The Courage Center has also provided Loney with a tremendous amount of support as well as cutting-edge physical and occupational therapies. Perhaps the most beneficial service that the center provides is called ABLE therapy, which stands for Activity-Based Locomotor Exercise. After strapping Loney into a harness, therapists guide Loney’s legs on a treadmill for 30-45 minutes. The exercise is all about keeping muscles strong and internal organs healthy.
“It’s really good for my body and it also just feels good to be upright walking and to feel tall again,” Loney said. “The sensation is coming back a little more in certain areas. Under my left thigh I can feel a lot and in my calves and my feet. I can usually tell when people are touching me. I’m working out every day, trying to stretch, and trying to get my core stronger. They are small steps, but it’s good.”
A self-described people person, Loney always pictured himself doing something in sales or marketing where he could interact with people. He said he chose to major in management because it would allow him to go down many different avenues with his career.
Several years ago, Loney and Hoffman started their own inspirational clothing line called Live Life Clothing. Hoffman has since moved out to California to pursue his career, but Loney has stuck with the concept and has continued to develop a business plan during his time at Gustavus. Loney hopes to someday combine the clothing line with a motivational speaking career.

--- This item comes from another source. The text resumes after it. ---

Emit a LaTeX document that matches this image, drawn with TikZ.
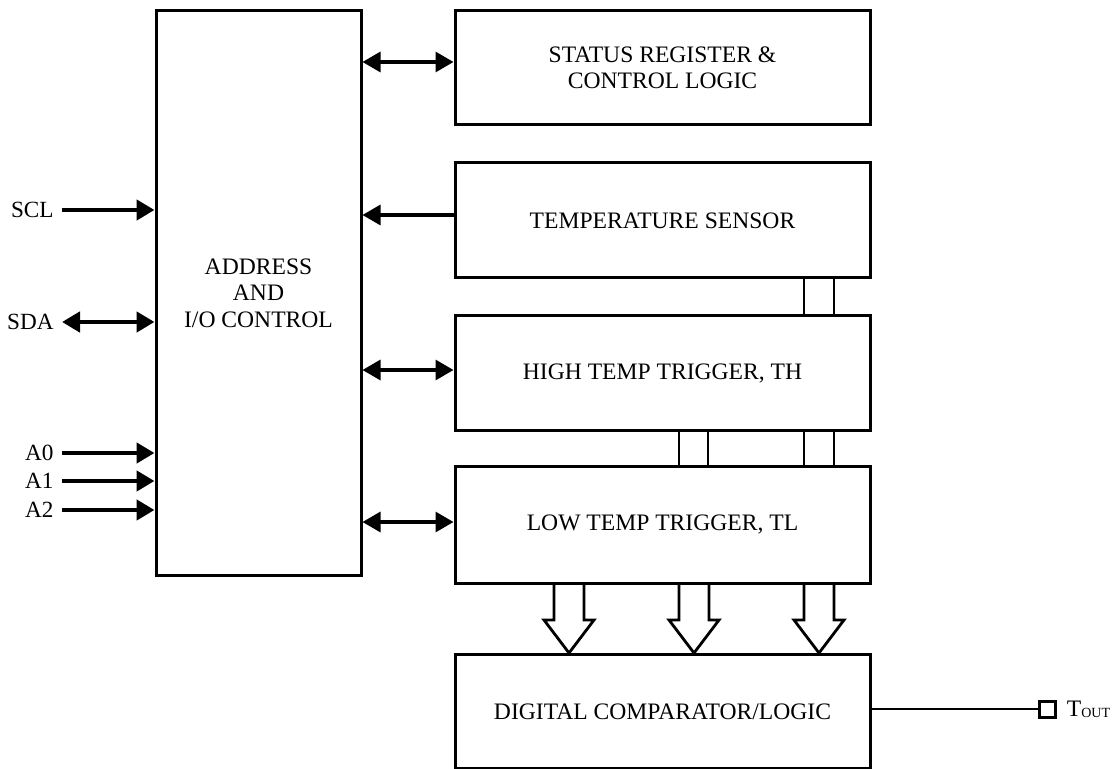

“I’ve always had kind of an entrepreneur mindset and when Kevin went out to California I told Bruce about the idea and he has used what I’m doing outside of school to correlate with what we’re doing in class, which has been really fun,” Loney said. “Our company is designed to inspire people on a daily basis as they face life’s obstacles. Live Life Clothing represents a lifestyle of those who never give up in the face of adversity – giving it their all every single day.”
“Brendan has been very aggressive making contacts up in the Twin Cities for Live Life Clothing,” Johnson said. “Kristian Brekkan and I plan to work with him this summer to develop a stronger business plan to help that business grow because I think it could be very successful for him.”
Success is something that Loney’s best friends say they have come to expect out of him.
“Brendan’s positive attitude and ability to find the good in the situation, even when it appears there is none, is his biggest strength,” Elledge said. “Brendan has used this traumatic accident to propel himself to the next level – a level that most people cannot fathom. He suffers this horrific injury and continues to go to school, get his degree, and start a clothing company. He has already made a huge difference in this world and this is just the start of it.”
While Loney is clearly motivated to make a difference in the world in the years to come, Sunday will be a day of reflection and celebration of a six-year journey. A journey that nobody could have predicted, but a journey that Loney can be proud of.
“My parents and I talk all the time and we think if I went to any other school that it wouldn’t have turned out this way. That’s why when I talk to people who are thinking about going to Gustavus, I tell them 100 percent to go there,” Loney said. “I’m going to feel excitement on Sunday. It’s going to be a little bitter sweet because I’m not graduating with my best friends, but it will be really nice wearing that cap and gown and finally getting through.”